◆ **DATA EXCERPT**
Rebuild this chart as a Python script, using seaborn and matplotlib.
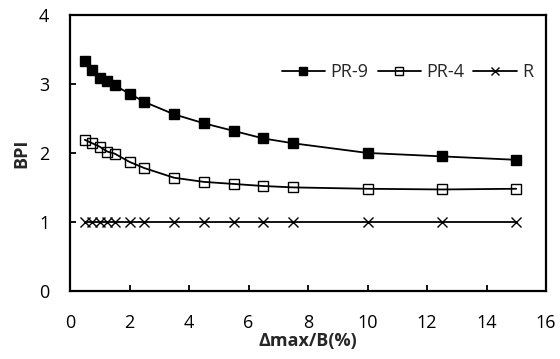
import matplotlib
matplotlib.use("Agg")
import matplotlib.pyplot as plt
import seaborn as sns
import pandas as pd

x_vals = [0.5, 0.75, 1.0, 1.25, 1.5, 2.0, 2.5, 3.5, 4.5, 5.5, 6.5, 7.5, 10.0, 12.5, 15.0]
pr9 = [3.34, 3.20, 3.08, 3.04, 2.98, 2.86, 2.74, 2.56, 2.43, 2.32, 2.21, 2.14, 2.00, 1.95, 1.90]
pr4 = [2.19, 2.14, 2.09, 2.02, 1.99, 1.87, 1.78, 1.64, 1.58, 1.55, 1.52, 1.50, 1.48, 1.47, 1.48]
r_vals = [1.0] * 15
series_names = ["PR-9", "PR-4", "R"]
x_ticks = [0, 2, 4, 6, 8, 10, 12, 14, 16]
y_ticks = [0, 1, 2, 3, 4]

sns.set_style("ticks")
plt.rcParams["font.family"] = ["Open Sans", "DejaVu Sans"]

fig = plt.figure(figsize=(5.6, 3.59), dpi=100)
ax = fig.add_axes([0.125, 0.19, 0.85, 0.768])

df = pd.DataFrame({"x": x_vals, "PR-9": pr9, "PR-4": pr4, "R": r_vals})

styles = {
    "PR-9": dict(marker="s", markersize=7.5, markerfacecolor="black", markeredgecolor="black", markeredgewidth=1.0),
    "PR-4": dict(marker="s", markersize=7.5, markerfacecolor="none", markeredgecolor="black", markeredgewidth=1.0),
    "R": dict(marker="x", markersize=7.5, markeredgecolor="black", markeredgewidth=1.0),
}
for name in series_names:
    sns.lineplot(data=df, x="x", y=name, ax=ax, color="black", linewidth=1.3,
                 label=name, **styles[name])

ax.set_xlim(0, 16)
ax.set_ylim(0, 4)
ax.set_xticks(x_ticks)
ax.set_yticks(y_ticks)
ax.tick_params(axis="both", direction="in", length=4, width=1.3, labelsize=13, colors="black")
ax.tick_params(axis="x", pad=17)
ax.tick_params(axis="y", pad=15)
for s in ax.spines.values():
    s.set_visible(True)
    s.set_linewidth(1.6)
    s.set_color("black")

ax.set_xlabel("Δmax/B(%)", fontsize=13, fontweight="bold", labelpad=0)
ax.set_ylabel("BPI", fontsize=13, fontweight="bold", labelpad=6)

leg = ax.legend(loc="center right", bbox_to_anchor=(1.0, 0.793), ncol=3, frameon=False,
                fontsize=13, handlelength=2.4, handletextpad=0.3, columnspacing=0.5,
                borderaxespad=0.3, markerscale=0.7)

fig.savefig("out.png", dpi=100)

◆ **THE TASK**
In this exercise, set down all of the data exactly, without the pictures.

◆ **FINISHED EXERCISE**
Rebuild this chart as a Python script, using seaborn and matplotlib.
import matplotlib
matplotlib.use("Agg")
import matplotlib.pyplot as plt
import seaborn as sns
import pandas as pd

x_vals = [0.5, 0.75, 1.0, 1.25, 1.5, 2.0, 2.5, 3.5, 4.5, 5.5, 6.5, 7.5, 10.0, 12.5, 15.0]
pr9 = [3.34, 3.20, 3.08, 3.04, 2.98, 2.86, 2.74, 2.56, 2.43, 2.32, 2.21, 2.14, 2.00, 1.95, 1.90]
pr4 = [2.19, 2.14, 2.09, 2.02, 1.99, 1.87, 1.78, 1.64, 1.58, 1.55, 1.52, 1.50, 1.48, 1.47, 1.48]
r_vals = [1.0] * 15
series_names = ["PR-9", "PR-4", "R"]
x_ticks = [0, 2, 4, 6, 8, 10, 12, 14, 16]
y_ticks = [0, 1, 2, 3, 4]

sns.set_style("ticks")
plt.rcParams["font.family"] = ["Open Sans", "DejaVu Sans"]

fig = plt.figure(figsize=(5.6, 3.59), dpi=100)
ax = fig.add_axes([0.125, 0.19, 0.85, 0.768])

df = pd.DataFrame({"x": x_vals, "PR-9": pr9, "PR-4": pr4, "R": r_vals})

styles = {
    "PR-9": dict(marker="s", markersize=7.5, markerfacecolor="black", markeredgecolor="black", markeredgewidth=1.0),
    "PR-4": dict(marker="s", markersize=7.5, markerfacecolor="none", markeredgecolor="black", markeredgewidth=1.0),
    "R": dict(marker="x", markersize=7.5, markeredgecolor="black", markeredgewidth=1.0),
}
for name in series_names:
    sns.lineplot(data=df, x="x", y=name, ax=ax, color="black", linewidth=1.3,
                 label=name, **styles[name])

ax.set_xlim(0, 16)
ax.set_ylim(0, 4)
ax.set_xticks(x_ticks)
ax.set_yticks(y_ticks)
ax.tick_params(axis="both", direction="in", length=4, width=1.3, labelsize=13, colors="black")
ax.tick_params(axis="x", pad=17)
ax.tick_params(axis="y", pad=15)
for s in ax.spines.values():
    s.set_visible(True)
    s.set_linewidth(1.6)
    s.set_color("black")

ax.set_xlabel("Δmax/B(%)", fontsize=13, fontweight="bold", labelpad=0)
ax.set_ylabel("BPI", fontsize=13, fontweight="bold", labelpad=6)

leg = ax.legend(loc="center right", bbox_to_anchor=(1.0, 0.793), ncol=3, frameon=False,
                fontsize=13, handlelength=2.4, handletextpad=0.3, columnspacing=0.5,
                borderaxespad=0.3, markerscale=0.7)

fig.savefig("out.png", dpi=100)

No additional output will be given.